Anyone know which style Seagal studied?


----------



## dianhsuhe (Dec 9, 2009)

I googled and found this:

*"Seagal Sensei created his own style, from the different teachings he had been taught over a period of years. He received his first Shodan under Ki Society, which you can see in some of his movements, if you know the style.*

*He now trains under the Aikikai umbrella I believe. His style is now influenced heavily from those he trained under personally. His own school was "Tenshin Bugei Gakuen" in the USA."*

KI Aikido was founded by Koichi Tohei Sensei (9th dan) and I believe it is also referred to as, Shin Shin Toitsu Aikido.

Some folks make fun of Seagal but at one point he was the highest ranking, or one of the highest ranking Aikidoka in the U.S. As I recall.

I am no resource on Aikido admittedly, so hopefully someone will come along and clarify/correct me.

Take care,
Jamey


----------



## punisher73 (Dec 10, 2009)

Correct, Seagal is ranked 7th Dan by the AikiKai and was, I believe, the first American to open and run an Aikido dojo in Japan.

Here is Seagal's exact quote when asked by an interviewer about his training.

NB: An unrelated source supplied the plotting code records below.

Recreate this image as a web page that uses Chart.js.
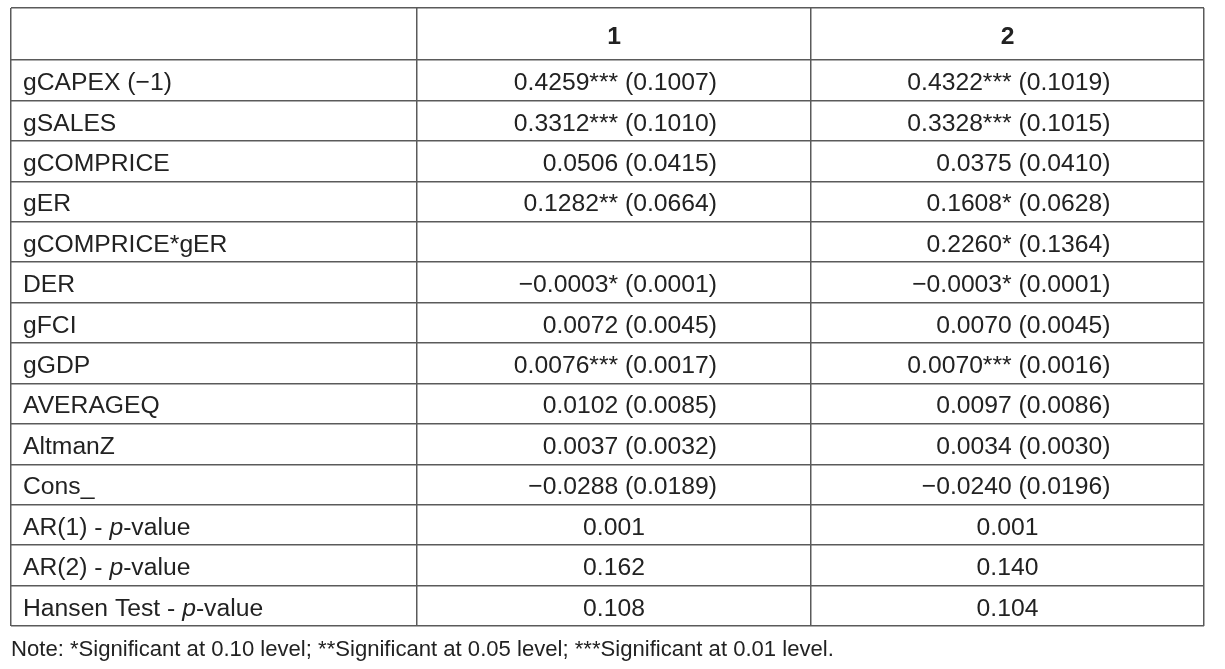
<!DOCTYPE html>
<html>
<head>
<meta charset="utf-8">
<script src="https://cdn.jsdelivr.net/npm/chart.js@4.4.1/dist/chart.umd.min.js"></script>
<style>
  html, body { margin: 0; padding: 0; background: #fff; }
  #tbl { display: block; }
</style>
</head>
<body>
<canvas id="tbl" width="1225" height="669"></canvas>
<script>
// Data of the table
const rowLabels = ['gCAPEX (−1)', 'gSALES', 'gCOMPRICE', 'gER', 'gCOMPRICE*gER', 'DER', 'gFCI', 'gGDP', 'AVERAGEQ', 'AltmanZ', 'Cons_'];
const testLabels = ['AR(1) - p-value', 'AR(2) - p-value', 'Hansen Test - p-value'];
const modelNames = ['1', '2'];

const coef1 = [0.4259, 0.3312, 0.0506, 0.1282, null, -0.0003, 0.0072, 0.0076, 0.0102, 0.0037, -0.0288];
const stars1 = ['***', '***', '', '**', '', '*', '', '***', '', '', ''];
const se1 = [0.1007, 0.1010, 0.0415, 0.0664, null, 0.0001, 0.0045, 0.0017, 0.0085, 0.0032, 0.0189];
const pval1 = [0.001, 0.162, 0.108];

const coef2 = [0.4322, 0.3328, 0.0375, 0.1608, 0.2260, -0.0003, 0.0070, 0.0070, 0.0097, 0.0034, -0.0240];
const stars2 = ['***', '***', '', '*', '*', '*', '', '***', '', '', ''];
const se2 = [0.1019, 0.1015, 0.0410, 0.0628, 0.1364, 0.0001, 0.0045, 0.0016, 0.0086, 0.0030, 0.0196];
const pval2 = [0.001, 0.140, 0.104];

const noteText = 'Note: *Significant at 0.10 level; **Significant at 0.05 level; ***Significant at 0.01 level.';

// Layout of the grid (scale units = pixels)
const colEdges = [0, 406, 800, 1193];
const headerH = 52;
const rowH = 40.4;
const allLabels = rowLabels.concat(testLabels);
const rowEdges = [0, headerH];
allLabels.forEach((_, i) => rowEdges.push(headerH + rowH * (i + 1)));

const FONT = '"Liberation Sans", Arial, Helvetica, sans-serif';
const FONT_SIZE = 24.7;
const TEXT_COLOR = '#222';
const LINE_COLOR = '#5a5a5a';

const rowMid = i => headerH + rowH * (i + 0.5);
const colMid = j => (colEdges[j] + colEdges[j + 1]) / 2;
const fmt = v => (v < 0 ? '−' : '') + Math.abs(v).toFixed(4);

function coefCells(coef, stars, se) {
    return coef.map((c, i) => c === null ? '' : fmt(c) + stars[i] + ' (' + se[i].toFixed(4) + ')');
}

const datasets = [];
datasets.push({
    align: 'left',
    data: allLabels.map((t, i) => ({ x: colEdges[0] + 12, y: rowMid(i), text: t }))
});
datasets.push({
    align: 'center',
    bold: true,
    data: modelNames.map((t, j) => ({ x: colMid(j + 1), y: headerH / 2, text: t }))
});
[[coef1, stars1, se1, pval1], [coef2, stars2, se2, pval2]].forEach(([c, s, e, p], j) => {
    datasets.push({
        align: 'right',
        data: coefCells(c, s, e).map((t, i) => ({ x: colMid(j + 1) + 103, y: rowMid(i), text: t }))
    });
    datasets.push({
        align: 'center',
        data: p.map((v, i) => ({ x: colMid(j + 1), y: rowMid(rowLabels.length + i), text: v.toFixed(3) }))
    });
});
datasets.forEach(d => { d.pointRadius = 0; d.pointHoverRadius = 0; });

// Draws the cell text at the positions the scales give to each point
const cellText = {
    id: 'cellText',
    afterDatasetsDraw(chart) {
        const ctx = chart.ctx;
        ctx.save();
        ctx.fillStyle = TEXT_COLOR;
        ctx.textBaseline = 'alphabetic';
        chart.data.datasets.forEach((ds, di) => {
            const meta = chart.getDatasetMeta(di);
            meta.data.forEach((el, k) => {
                const text = ds.data[k].text;
                if (!text) return;
                const base = el.y + 0.358 * FONT_SIZE + 1;
                const normal = (ds.bold ? 'bold ' : '') + FONT_SIZE + 'px ' + FONT;
                ctx.font = normal;
                const idx = text.indexOf('p-value');
                if (idx >= 0) {
                    // italic p in p-value
                    let x = el.x;
                    ctx.textAlign = 'left';
                    const pre = text.slice(0, idx);
                    ctx.fillText(pre, x, base);
                    x += ctx.measureText(pre).width;
                    ctx.font = 'italic ' + FONT_SIZE + 'px ' + FONT;
                    ctx.fillText('p', x, base);
                    x += ctx.measureText('p').width;
                    ctx.font = normal;
                    ctx.fillText('-value', x, base);
                } else {
                    ctx.textAlign = ds.align;
                    ctx.fillText(text, el.x, base);
                }
            });
        });
        ctx.restore();
    }
};

const ctx = document.getElementById('tbl').getContext('2d');
new Chart(ctx, {
    type: 'scatter',
    data: { datasets: datasets },
    options: {
        responsive: false,
        animation: false,
        events: [],
        devicePixelRatio: 1,
        layout: {
            padding: { left: 11, right: 21, top: 8, bottom: 0 }
        },
        scales: {
            x: {
                type: 'linear',
                min: colEdges[0],
                max: colEdges[colEdges.length - 1],
                ticks: { display: false },
                grid: { color: LINE_COLOR, lineWidth: 1.5, drawTicks: false },
                border: { display: false },
                afterBuildTicks: s => { s.ticks = colEdges.map(v => ({ value: v })); }
            },
            y: {
                type: 'linear',
                reverse: true,
                min: rowEdges[0],
                max: rowEdges[rowEdges.length - 1],
                ticks: { display: false },
                grid: { color: LINE_COLOR, lineWidth: 1.5, drawTicks: false },
                border: { display: false },
                afterBuildTicks: s => { s.ticks = rowEdges.map(v => ({ value: v })); }
            }
        },
        plugins: {
            legend: { display: false },
            tooltip: { enabled: false },
            title: {
                display: true,
                text: noteText,
                position: 'bottom',
                align: 'start',
                color: TEXT_COLOR,
                font: { family: FONT, size: 22.1, weight: 'normal', lineHeight: 1.2 },
                padding: { top: 10.5, bottom: 6 }
            }
        }
    },
    plugins: [cellText]
});
</script>
</body>
</html>
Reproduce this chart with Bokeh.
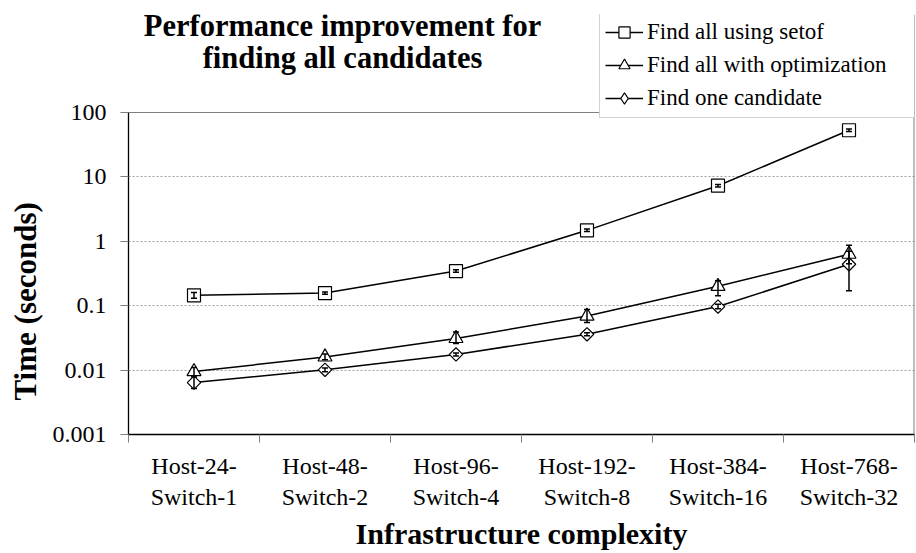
import math
from bokeh.plotting import figure
from bokeh.models import (ColumnDataSource, FixedTicker, CustomJSTickFormatter, Whisker,
                          TeeHead, Label, Span, Title)
from bokeh.embed import file_html
from bokeh.resources import INLINE

categories = ["Host-24-\nSwitch-1", "Host-48-\nSwitch-2", "Host-96-\nSwitch-4",
              "Host-192-\nSwitch-8", "Host-384-\nSwitch-16", "Host-768-\nSwitch-32"]
positions = [1, 2, 3, 4, 5, 6]

setof = [0.145, 0.157, 0.345, 1.48, 7.3, 53]
setof_lo = [0.13, 0.150, 0.330, 1.42, 7.0, 50.5]
setof_hi = [0.160, 0.163, 0.360, 1.55, 7.6, 55.5]

opt = [0.0095, 0.016, 0.031, 0.069, 0.2, 0.63]
opt_lo = [0.0082, 0.0145, 0.026, 0.055, 0.143, 0.45]
opt_hi = [0.011, 0.0178, 0.039, 0.087, 0.245, 0.87]

one = [0.0064, 0.0101, 0.0175, 0.036, 0.097, 0.44]
one_lo = [0.0052, 0.0094, 0.0165, 0.034, 0.09, 0.17]
one_hi = [0.0078, 0.0108, 0.0185, 0.038, 0.105, 0.70]

y_ticks = [0.001, 0.01, 0.1, 1, 10, 100]

FONT = "Liberation Serif"
W, H = 916, 553
F_LEFT, F_RIGHT_PAD, F_TOP, F_BOTTOM_PAD = 127, 2, 14, 119
AXIS_TOP_PX = 112  # pixel where the value 100 sits
frame_h = H - F_TOP - F_BOTTOM_PAD
px_per_dec = (frame_h - (AXIS_TOP_PX - F_TOP)) / 5.0
y_end = 10 ** (math.log10(y_ticks[0]) + frame_h / px_per_dec)

p = figure(width=W, height=H, x_range=(0.5, 6.5), y_range=(y_ticks[0], y_end),
           y_axis_type="log", output_backend="svg", toolbar_location=None,
           min_border_left=F_LEFT, min_border_right=F_RIGHT_PAD, min_border_top=F_TOP,
           min_border_bottom=F_BOTTOM_PAD)
p.background_fill_color = "white"
p.border_fill_color = "white"
p.outline_line_color = None

# axes
xa = p.xaxis[0]
xa.ticker = FixedTicker(ticks=positions, minor_ticks=[0.5, 1.5, 2.5, 3.5, 4.5, 5.5, 6.5])
xa.formatter = CustomJSTickFormatter(args=dict(labels=categories),
                                     code="return labels[Math.round(tick) - 1]")
xa.major_tick_line_color = None
xa.major_tick_out = 8
xa.major_tick_in = 0
xa.minor_tick_out = 8
xa.minor_tick_in = 0
xa.minor_tick_line_color = "#808080"
xa.major_label_standoff = 10
xa.axis_line_color = "black"
xa.axis_line_width = 1.3
xa.major_label_text_font = FONT
xa.major_label_text_font_size = "24px"
xa.major_label_text_color = "black"
xa.axis_label = "Infrastructure complexity"
xa.axis_label_text_font = FONT
xa.axis_label_text_font_size = "30px"
xa.axis_label_text_font_style = "bold"
xa.axis_label_text_color = "black"
xa.axis_label_standoff = 4

ya = p.yaxis[0]
ya.ticker = FixedTicker(ticks=y_ticks, minor_ticks=[])
ya.formatter = CustomJSTickFormatter(code="return tick.toString()")
ya.bounds = (y_ticks[0], y_ticks[-1])
ya.major_tick_out = 8
ya.major_tick_in = 0
ya.major_tick_line_color = "#808080"
ya.minor_tick_line_color = None
ya.major_label_standoff = 14
ya.axis_line_color = "black"
ya.axis_line_width = 1.3
ya.major_label_text_font = FONT
ya.major_label_text_font_size = "24px"
ya.major_label_text_color = "black"

p.xgrid.visible = False
p.ygrid.grid_line_color = "#a0a0a0"
p.ygrid.grid_line_dash = "2 2"
p.ygrid.grid_line_width = 1

# plot-area border (top and right)
p.add_layout(Span(location=y_ticks[-1], dimension="width", line_color="#808080",
                  line_width=1, level="underlay"))
p.add_layout(Span(location=6.5, dimension="height", line_color="#808080",
                  line_width=2, level="underlay"))

series = [
    ("Find all using setof", setof, setof_lo, setof_hi, "square", 13, 0.0, "square"),
    ("Find all with optimization", opt, opt_lo, opt_hi, "triangle", 14, 0.0, "triangle"),
    ("Find one candidate", one, one_lo, one_hi, "square", 9.5, math.pi / 4, "diamond"),
]

NAN = float("nan")
for name, vals, lo, hi, marker, size, ang, leg_marker in series:
    src = ColumnDataSource(dict(x=positions, y=vals, lo=lo, hi=hi))
    p.line("x", "y", source=src, line_color="black", line_width=1.5, legend_label=name)
    if leg_marker == marker:
        p.scatter("x", "y", source=src, marker=marker, size=size, angle=ang,
                  fill_color="white", line_color="black", line_width=1.2, legend_label=name)
    else:
        p.scatter("x", "y", source=src, marker=marker, size=size, angle=ang,
                  fill_color="white", line_color="black", line_width=1.2)
        # legend-only key glyph (holds no visible point) so the key shows a diamond
        key_src = ColumnDataSource(dict(x=[NAN], y=[NAN]))
        p.scatter("x", "y", source=key_src, marker=leg_marker, size=size,
                  fill_color="white", line_color="black", line_width=1.2,
                  legend_label=name)
    w = Whisker(source=src, base="x", lower="lo", upper="hi", dimension="height",
                line_color="black", line_width=1.5, level="annotation",
                upper_head=TeeHead(size=6, line_color="black", line_width=1.5),
                lower_head=TeeHead(size=6, line_color="black", line_width=1.5))
    p.add_layout(w)

leg = p.legend[0]
leg.location = (471, 316)
leg.label_text_font = FONT
leg.label_text_font_size = "23px"
leg.label_text_color = "black"
leg.border_line_color = "#a6a6a6"
leg.border_line_width = 1
leg.background_fill_color = "white"
leg.background_fill_alpha = 1
leg.padding = 5
leg.spacing = 5
leg.margin = 0
leg.glyph_width = 38
leg.glyph_height = 28
leg.label_height = 28
leg.label_width = 270
leg.label_standoff = 4

# chart title (inside the extended frame area, screen units relative to the frame)
p.add_layout(Label(x=214, y=409, x_units="screen", y_units="screen",
                   text="Performance improvement for", text_font=FONT,
                   text_font_size="30.5px", text_font_style="bold",
                   text_align="center", text_baseline="alphabetic", text_color="black"))
p.add_layout(Label(x=214, y=377, x_units="screen", y_units="screen",
                   text="finding all candidates", text_font=FONT,
                   text_font_size="30.5px", text_font_style="bold",
                   text_align="center", text_baseline="alphabetic", text_color="black"))

# y axis title
p.add_layout(Title(text="Time (seconds)", align="left", offset=34, text_font=FONT,
                   text_font_size="31px", text_font_style="bold", text_color="black",
                   vertical_align="middle", standoff=12), "left")

open("out.html", "w").write(file_html(p, INLINE))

> Q: What master(s) did you study under?
> 
> Sensei: I was in and out of Japan as a youth and saw Tohei Sensei when he was still with Hombu Dojo. I studied with numerous teachers who you don't know and never heard of; from Isoyama Sensei to Abe Sensei. Just a bunch of people most of who are dead.


 
I believe his last formal teacher was with the TenShin Aikido group.  Here is a link to their website.  The person listed as being the head instructor is Seagal's first wife, and the other person listed is his son from that marriage.


----------



## TurtlePower (Dec 26, 2009)

Hey, got sidetracked with holiday stuff.  Thanks for the info guys!


----------



## amir (Dec 27, 2009)

Just be aware - in the movies Seagal appears to typically do just like any other actor - whatever the choreographer said, it may have some similarity to Aikido (mostly in his earlier movies) but only limited.


Amir


----------